Education Inspectorate finds no shortcomings at New Challenge | THE DAILY HERALD

New Challenge Foundation

ST. EUSTATIUS–The Inspectorate of Education conducted a quality study at New Challenge Foundation (NCF) in November 2021 and did not identify any shortcomings to motivate follow-up monitoring.

  The inspectorate plans to visit the school again later this year for an update on the progress and to conduct class visits to determine to what extent the board has succeeded in getting its teachers to improve the effectiveness of their lessons, the Public Entity St. Eustatius stated on its website.

  NCF provides education for youth and adults, including general education development (GED), accounting and language courses.

  The Inspectorate of Education conducted a study at NCF on November 23, 2021. On the one hand, this research aimed to verify whether the school’s quality assurance system was working properly and whether the basic quality that had been achieved was still in force. Through supervision, the Inspectorate also wanted to encourage the school and the school board to work together on further quality improvement.

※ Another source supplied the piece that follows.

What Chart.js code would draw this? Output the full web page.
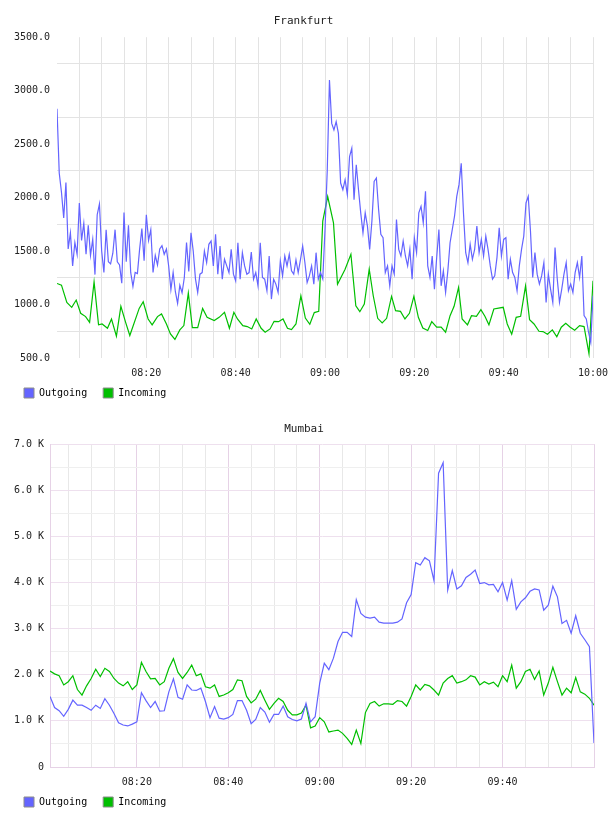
<!DOCTYPE html>
<html>
<head>
<meta charset="utf-8">
<script src="https://cdn.jsdelivr.net/npm/chart.js@4/dist/chart.umd.min.js"></script>
<style>
body { margin:0; background:#fff; width:608px; height:816px; overflow:hidden; position:relative; }
canvas { position:absolute; left:0; }
#chFra { top:0; }
#chMum { top:409px; }
</style>
</head>
<body>
<canvas id="chFra" width="608" height="408"></canvas>
<canvas id="chMum" width="608" height="408"></canvas>
<script>
/* traffic charts, Frankfurt + Mumbai, 08:00 - 10:00 */

// colors / font
var mono = 'DejaVu Sans Mono';
var blue = '#6464ff';
var green = '#00bf00';
var pink = '#e6d2e6';

// x ticks, minutes after 08:00
var xTicks = [5,10,15,20,25,30,35,40,45,50,55,60,65,70,75,80,85,90,95,100,105,110,115,120];
var fraXLabels = [20,40,60,80,100,120];
var mumXLabels = [20,40,60,80,100];

// y ticks
var fraYTicks = [500,750,1000,1250,1500,1750,2000,2250,2500,2750,3000,3250,3500];
var mumYTicks = [0,500,1000,1500,2000,2500,3000,3500,4000,4500,5000,5500,6000,6500,7000];

// Frankfurt outgoing, one value every 30 s from 08:00
var fraOut = [
  2830,2230,2050,1810,2140,1520,1670,1360,1580,1470,
  1950,1600,1760,1470,1740,1460,1610,1280,1840,1940,
  1500,1300,1700,1400,1380,1480,1700,1400,1370,1200,
  1860,1400,1740,1300,1170,1300,1290,1520,1710,1410,
  1840,1600,1700,1300,1460,1370,1520,1550,1470,1520,
  1360,1140,1300,1120,1010,1180,1110,1250,1580,1310,
  1670,1500,1240,1113,
  1284,1299,1500,1392,1563,1594,1361,1656,1284,1547,
  1237,1423,1361,1299,1516,1284,1222,1578,1237,1485,
  1361,1284,1299,1491,1237,1299,1175,1578,1253,1237,
  1129,1454,1051,1237,1191,1113,1408,1268,1454,1361,
  1470,1315,1284,1417,1299,1417,1547,1392,1206,1268,
  1361,1191,1485,1237,1300,
  1240,1700,2250,3100,
  2694,2632,2710,2601,2136,2074,2167,2028,2384,2462,
  1981,2307,2074,1857,1671,1857,1733,1516,1780,2152,
  2183,1888,1656,1625,1299,1361,1175,1361,1284,1795,
  1516,1454,1594,1454,1361,1516,1237,1625,1485,1857,
  1919,1764,2059,1361,1253,1454,1144,1438,1702,1175,
  1315,1113,1315,1578,1702,1826,2012,2121,
  2320,
  1857,1485,1392,1563,1423,1516,1733,1485,1609,1454,
  1640,1516,1361,1237,1268,1439,1718,1454,1609,1625,
  1237,1423,1299,1253,1129,1361,1516,1640,1950,2012,
  1687,1253,1485,1284,1191,1268,1392,1020,1284,1144,
  1020,1532,1237,1020,1144,1284,1392,1129,1191,1113,
  1299,1392,1253,1454,896,865,741,648,1082
];

// Frankfurt incoming, irregular samples
var fraInT = [0,1,2.2,3.3,4.3,5.3,6.4,7.3,8.3,9.3,10.1,11.3,12.2,13.3,14.3,15.4,16.3,18.4,19.3,20.4,
  21.3,22.5,23.4,24.5,25.4,26.4,27.5,28.4,29.4,30.3,31.5,32.6,33.6,35.2,36.3,37.5,38.6,39.6,40.4,41.6,
  42.6,43.6,44.6,45.7,46.6,47.7,48.6,49.6,50.6,51.6,52.5,53.5,54.6,55.6,56.6,57.6,58.6,59.5,60.6,61.9,
  62.8,64.5,65.8,66.9,67.8,68.8,69.9,70.8,71.8,72.8,73.8,74.9,75.8,76.9,77.9,78.9,79.9,80.9,81.9,83,
  83.9,85,86,87,88,88.9,89.9,90.7,91.9,92.8,93.9,94.9,95.8,96.7,97.8,99.9,100.8,101.8,102.8,103.8,
  104.9,105.8,106.8,107.9,108.8,109.8,110.9,111.9,112.9,113.9,114.9,115.9,117,118,118.5,119.1,120];
var fraIn = [1197,1181,1020,974,1042,918,887,834,1212,810,818,778,865,704,983,828,710,964,1026,865,
  810,887,912,818,725,673,763,803,1107,784,784,964,880,850,880,927,778,927,865,803,
  794,772,865,778,741,772,843,840,865,778,766,818,1082,874,815,925,936,1780,2010,1764,
  1190,1330,1470,989,933,1005,1330,1082,871,828,871,1076,943,936,865,918,1076,881,781,757,
  840,788,788,741,896,983,1160,865,810,896,890,952,890,810,958,974,818,723,880,890,
  1175,859,818,750,747,723,763,698,788,825,788,760,803,794,679,540,1222];

// Mumbai, one value per minute from 08:01
var mumOut = [
  1530,1290,1220,1100,1250,1450,1340,1340,1290,1230,
  1340,1270,1480,1340,1160,960,910,890,930,980,
  1610,1440,1290,1420,1210,1220,1630,1910,1510,1470,
  1780,1670,1660,1710,1420,1070,1310,1060,1040,1070,
  1140,1440,1440,1230,940,1030,1290,1190,970,1140,
  1140,1320,1090,1030,1000,1040,1380,980,1090,1820,
  2250,2110,2360,2720,2920,2920,2830,3630,3330,3250,
  3230,3250,3140,3120,3120,3120,3140,3210,3560,3740,
  4430,4380,4540,4470,4040,6370,6600,3840,4260,3860,
  3930,4110,4180,4270,3980,4000,3950,3960,3800,4000,
  3620,4040,3420,3580,3670,3810,3860,3840,3400,3510,
  3920,3690,3110,3180,2900,3280,2900,2760,2610,520
];
var mumIn = [
  2080,2020,1980,1780,1850,1980,1680,1560,1760,1920,
  2120,1960,2140,2070,1920,1820,1760,1850,1680,1780,
  2270,2070,1910,1920,1780,1850,2140,2350,2050,1920,
  2050,2210,1980,2020,1740,1710,1780,1530,1560,1610,
  1680,1890,1870,1530,1390,1470,1660,1450,1250,1380,
  1490,1420,1230,1130,1130,1170,1340,850,890,1070,
  980,760,780,800,730,620,490,800,510,1180,
  1380,1420,1320,1370,1370,1360,1440,1420,1320,1530,
  1780,1670,1790,1760,1670,1560,1820,1920,1980,1820,
  1850,1890,1980,1950,1780,1850,1800,1840,1740,1980,
  1850,2210,1710,1850,2070,2120,1900,2080,1560,1820,
  2160,1850,1560,1710,1610,1940,1630,1580,1490,1340
];

function hhmm(t) {
  var m = 480 + t;
  var h = Math.floor(m / 60), mm = m % 60;
  return (h < 10 ? '0' : '') + h + ':' + (mm < 10 ? '0' : '') + mm;
}

function setTicks(list) {
  return function(scale) { scale.ticks = list.map(function(v) { return {value: v}; }); };
}

// fixed axis sizes, no extra room for overhanging labels
function fixHeight(h) {
  return function(s) { s.height = h; s.paddingLeft = 0; s.paddingRight = 0; };
}
function fixWidth(w) {
  return function(s) { s.width = w; s.paddingTop = 0; s.paddingBottom = 0; };
}

function lineSet(label, color, pts) {
  return { label: label, data: pts, borderColor: color, backgroundColor: color,
           borderWidth: 1.2, pointRadius: 0, tension: 0, fill: false };
}

function baseOptions(title, padR, titlePad) {
  return {
    responsive: false,
    animation: false,
    devicePixelRatio: 1,
    layout: { padding: {left: 14, right: padR, top: 0, bottom: 0} },
    plugins: {
      title: {
        display: true, text: title, color: '#222',
        font: {family: mono, size: 11, weight: 'normal'},
        padding: titlePad
      },
      legend: {
        position: 'bottom', align: 'start',
        labels: {
          boxWidth: 10, boxHeight: 10, padding: 10, color: '#222',
          font: {family: mono, size: 10},
          generateLabels: function(chart) {
            return chart.data.datasets.map(function(ds, i) {
              return { text: ds.label + ' ', fillStyle: ds.borderColor, strokeStyle: '#8c8c8c',
                       lineWidth: 1, datasetIndex: i };
            });
          }
        }
      },
      tooltip: { enabled: false }
    }
  };
}

// Frankfurt
var fraOpts = baseOptions('Frankfurt', 15, {top: 15, bottom: 9});
fraOpts.scales = {
  x: {
    type: 'linear', min: 0, max: 120,
    afterBuildTicks: setTicks(xTicks),
    afterFit: fixHeight(20),
    border: { display: false },
    grid: { drawTicks: false, color: '#e3e3e3' },
    ticks: {
      autoSkip: false, maxRotation: 0, padding: 9, color: '#222',
      font: {family: mono, size: 10},
      callback: function(v) { return fraXLabels.indexOf(v) >= 0 ? hhmm(v) : ''; }
    }
  },
  y: {
    min: 500, max: 3500,
    afterBuildTicks: setTicks(fraYTicks),
    afterFit: fixWidth(43),
    border: { display: false },
    grid: {
      drawTicks: false,
      color: function(ctx) { return ctx.tick.value % 500 === 0 ? 'rgba(0,0,0,0)' : '#e3e3e3'; }
    },
    ticks: {
      autoSkip: false, padding: 7, color: '#222',
      font: {family: mono, size: 10},
      callback: function(v) { return v % 500 === 0 ? v.toFixed(1) : ''; }
    }
  }
};
new Chart(document.getElementById('chFra'), {
  type: 'line',
  data: {
    datasets: [
      lineSet('Outgoing', blue, fraOut.map(function(v, i) { return {x: i * 0.5, y: v}; })),
      lineSet('Incoming', green, fraIn.map(function(v, i) { return {x: fraInT[i], y: v}; }))
    ]
  },
  options: fraOpts
});

// Mumbai
var mumOpts = baseOptions('Mumbai', 14, {top: 14, bottom: 8});
mumOpts.scales = {
  x: {
    type: 'linear', min: 1, max: 120,
    afterBuildTicks: setTicks(xTicks),
    afterFit: fixHeight(20),
    border: { display: true, color: pink },
    grid: {
      drawTicks: false,
      color: function(ctx) { return ctx.tick.value % 20 === 0 ? pink : '#e8e8e8'; }
    },
    ticks: {
      autoSkip: false, maxRotation: 0, padding: 9, color: '#222',
      font: {family: mono, size: 10},
      callback: function(v) { return mumXLabels.indexOf(v) >= 0 ? hhmm(v) : ''; }
    }
  },
  y: {
    min: 0, max: 7000,
    afterBuildTicks: setTicks(mumYTicks),
    afterFit: fixWidth(36),
    border: { display: true, color: pink },
    grid: {
      drawTicks: false,
      color: function(ctx) { return ctx.tick.value % 1000 === 0 ? '#eee0ee' : '#efefef'; }
    },
    ticks: {
      autoSkip: false, padding: 6, color: '#222',
      font: {family: mono, size: 10},
      callback: function(v) {
        if (v % 1000 !== 0) return '';
        return v === 0 ? '0' : (v / 1000).toFixed(1) + ' K';
      }
    }
  }
};
new Chart(document.getElementById('chMum'), {
  type: 'line',
  data: {
    datasets: [
      lineSet('Outgoing', blue, mumOut.map(function(v, i) { return {x: i + 1, y: v}; })),
      lineSet('Incoming', green, mumIn.map(function(v, i) { return {x: i + 1, y: v}; }))
    ]
  },
  options: mumOpts
});
</script>
</body>
</html>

  According to the Inspectorate, many things are going well. “NCF guides more and more students to paid work, a GED diploma, an MBO-education or a protected workplace. This is successful, because a trajectory is mapped out for each student that fits his or her possibilities and interests and that offers a real perspective,” the Inspectorate said in its report.

  It further stated that NCF has a “good” department for care and guidance and the teachers’ pedagogical actions are effective. The team of teachers and supervisors is well-managed, and the quality of education is systematically checked, according to the quality research report.

  Due to the COVID-19 pandemic, the past year reflected “monumental changes” for Second Chance Education, in its organisational structure and in the role that the school plays in education.

  “Transitioning from normal teaching to remote learning was and still is a challenge for NCF staff, our teachers and students,” says NCF director Francine Foe on the public entity’s website. “Because of this, management of NCF has determined that the students could learn more, in some classes. Some of the teachers provide the right methods so that students learn on their own personal level, taking their capabilities into account.”

  Foe said NCF management will see to it that teachers have the opportunity to participate in training. “This is to ensure that materials and teaching methods will be provided in such a way that students learn more during each lesson.”

  Foe said that NCF management and the supervisory board are thankful for the hard work of staff and teachers. “We will continue to develop professionally to enhance our ability to provide quality education,” she said.

  Deputy Government Commissioner Claudia Toet said she is proud of NCF. “The public entity appreciates the effort that NCF and its stakeholders put into the students during the dynamic period of the pandemic. To stayed aligned with all the rules of quality is a great achievement. The public entity empowers the NCF to continue the good work.”